Покровский, рабочий, систематически оскорблял другого рабочего-еврея, стоявшего за станком в непосредственной близости от него. Эта травля с угрозами избить продолжалась продолжительное время, пока затравленный рабочий не обратился в суд (а где находились в это время местные партийные, профессиональные, общественные организации?). Суд приговорил Покровского к одному месяцу принудительных работ.
Количество приведенных примеров можно было бы увеличить во много раз…
Итоговые цифры по карательной политике по этим делам таковы: к штрафу приговорены 30 человек (из 70), к принудительным работам — 12, к лишению свободы — 14, к общественному порицанию — 3, оправдано — 10. Преступления квалифицировались по статьям 146, 159 и 74 Уголовного Кодекса» (О статьях 74 и 159 см. выше в тексте. Ст. 144 Уголовного Кодекса говорит о причинении телесного повреждения.).
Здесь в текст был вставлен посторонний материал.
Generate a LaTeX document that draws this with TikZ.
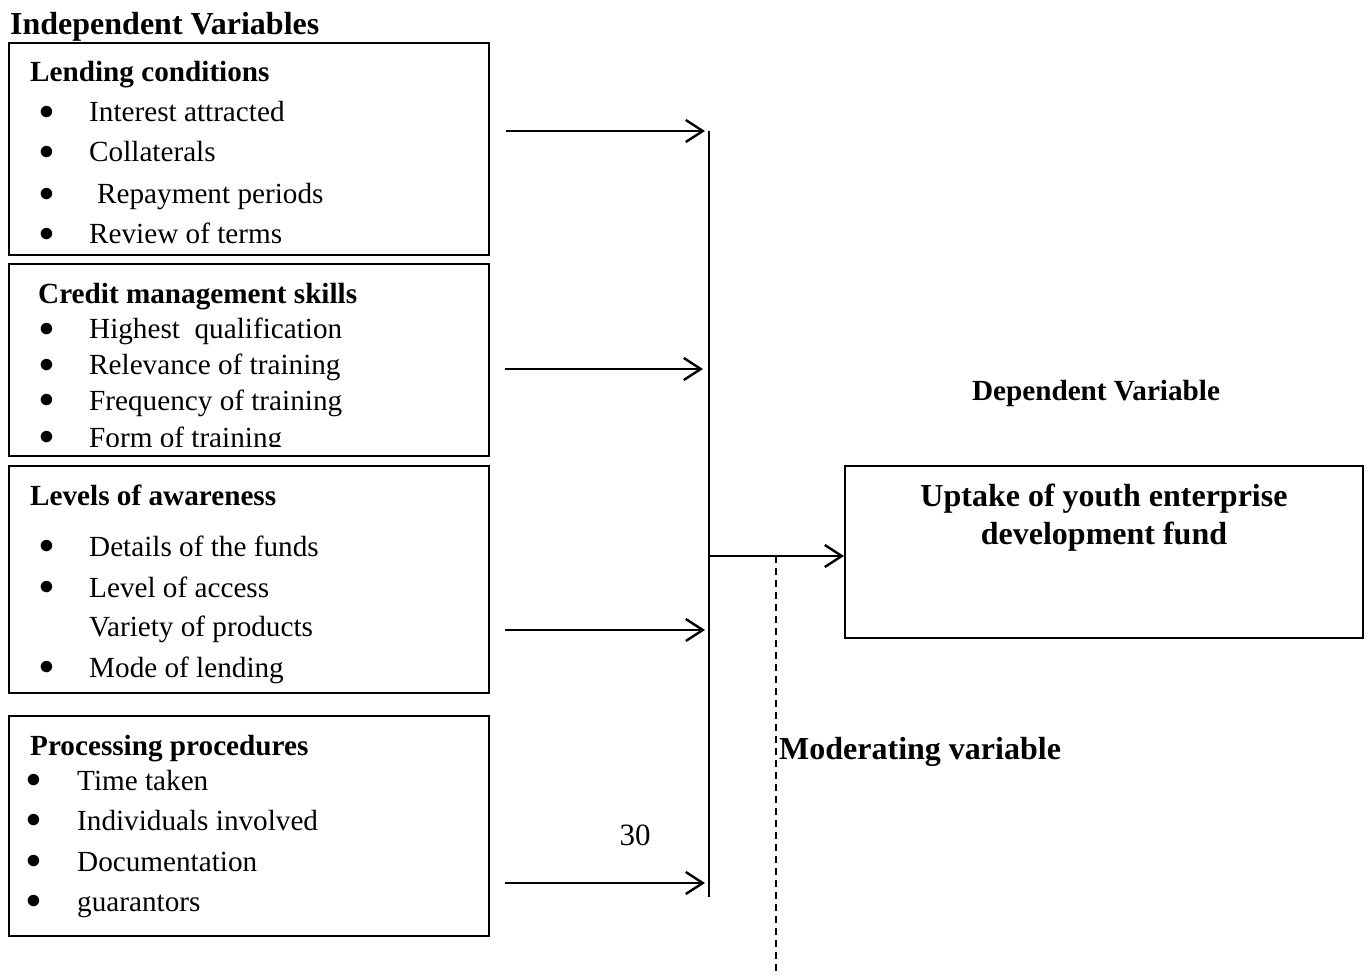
\documentclass[tikz,border=0pt]{standalone}
\usepackage{fontspec}
\setmainfont{Liberation Serif}
\usetikzlibrary{arrows.meta}

\newcommand{\bul}[1][50pt]{\makebox[#1][l]{\raisebox{2.5pt}{\scalebox{1.2}{$\bullet$}}}}

\tikzset{
  varbox/.style={draw, line width=2pt, anchor=north west, inner sep=0},
  item/.style={anchor=base west, inner sep=0, font=\fontsize{29.2}{35}\selectfont},
  boxhead/.style={anchor=base west, inner sep=0, font=\fontsize{29.2}{35}\selectfont\bfseries},
  bighead/.style={anchor=base west, inner sep=0, font=\fontsize{32}{38}\selectfont\bfseries},
  flow/.style={line width=2.4pt, -{Straight Barb[length=17pt,width=22pt,line width=2.4pt]}},
}

\begin{document}
\begin{tikzpicture}[x=1pt,y=-1pt]
  \useasboundingbox (0,0) rectangle (1369,976);

  \node[bighead] (indep) at (10,35) {Independent Variables};

  % lending conditions
  \node[varbox, minimum width=480, minimum height=212] (lend) at (8,42) {};
  \node[boxhead] (lendhead) at (30,82) {Lending conditions};
  \node[item] (lend1) at (39,122) {\bul Interest attracted};
  \node[item] (lend2) at (39,162) {\bul Collaterals};
  \node[item] (lend3) at (39,204) {\bul[58pt]Repayment periods};
  \node[item] (lend4) at (39,244) {\bul Review of terms};

  % credit management skills
  \node[varbox, minimum width=480, minimum height=192] (credit) at (8,263) {};
  \node[boxhead] (credhead) at (38,304) {Credit management skills};
  \node[item] (cred1) at (39,339) {\bul Highest\ \ qualification};
  \node[item] (cred2) at (39,375) {\bul Relevance of training};
  \node[item] (cred3) at (39,410) {\bul Frequency of training};
  \begin{scope}
    \clip (8,263) rectangle (488,446);
    \node[item] (cred4) at (39,447) {\bul Form of training};
  \end{scope}

  % levels of awareness
  \node[varbox, minimum width=480, minimum height=227] (aware) at (8,465) {};
  \node[boxhead] (awhead) at (30,505) {Levels of awareness};
  \node[item] (aw1) at (39,556) {\bul Details of the funds};
  \node[item] (aw2) at (39,597) {\bul Level of access};
  \node[item] (aw3) at (89,636) {Variety of products};
  \node[item] (aw4) at (39,677) {\bul Mode of lending};

  % processing procedures
  \node[varbox, minimum width=480, minimum height=220] (proc) at (8,715) {};
  \node[boxhead] (prochead) at (30,755) {Processing procedures};
  \node[item] (proc1) at (26,790) {\bul[51pt]Time taken};
  \node[item] (proc2) at (26,830) {\bul[51pt]Individuals involved};
  \node[item] (proc3) at (26,871) {\bul[51pt]Documentation};
  \node[item] (proc4) at (26,911) {\bul[51pt]guarantors};

  % dependent side
  \node[boxhead, anchor=base] (deplabel) at (1096,401) {Dependent Variable};
  \node[varbox, minimum width=518, minimum height=172] (dep) at (844,465) {};
  \node[bighead, anchor=base] (uptake1) at (1104,506) {Uptake of youth enterprise};
  \node[bighead, anchor=base] (uptake2) at (1104,544) {development fund};
  \node[bighead] (modlabel) at (779,759) {Moderating variable};
  \node[item, anchor=base, font=\fontsize{31}{36}\selectfont] (pagenum) at (635,845) {30};

  \coordinate (in1) at (506,131);
  \coordinate (in2) at (505,369);
  \coordinate (in3) at (505,630);
  \coordinate (in4) at (505,883);
  \coordinate (bustop) at (709,131);
  \coordinate (busbot) at (709,897);
  \coordinate (busmid) at (709,556);
  \coordinate (modtop) at (776,556);
  \coordinate (modbot) at (776,976);

  \draw[flow] (in1) -- ([xshift=-4]in1 -| bustop);
  \draw[flow] (in2) -- ([xshift=-6]in2 -| bustop);
  \draw[flow] (in3) -- ([xshift=-4]in3 -| bustop);
  \draw[flow] (in4) -- ([xshift=-4]in4 -| bustop);
  \draw[line width=2.4pt] (bustop) -- (busbot);
  \draw[flow] (busmid) -- (busmid -| dep.west);
  \draw[line width=2pt, dash pattern=on 7pt off 5pt] (modtop) -- (modbot);
\end{tikzpicture}
\end{document}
В этих итоговых данных по 38 делам с 70 обвиняемыми поражает ничтожное количество — всего 14 человек — осужденных к тюремному заключению («лишение свободы»). Осуждение, кроме того, 12 человек к «принудительным работам» не означало заключения их в тюрьму: принудительные работы, или, как сейчас их называют, «исправительно-трудовые работы», это, по советской юридической терминологии, обычные работы, исполняемые по месту постоянной работы или службы, без лишения свободы, но с вычетом части заработка (до 25 %) в пользу государства.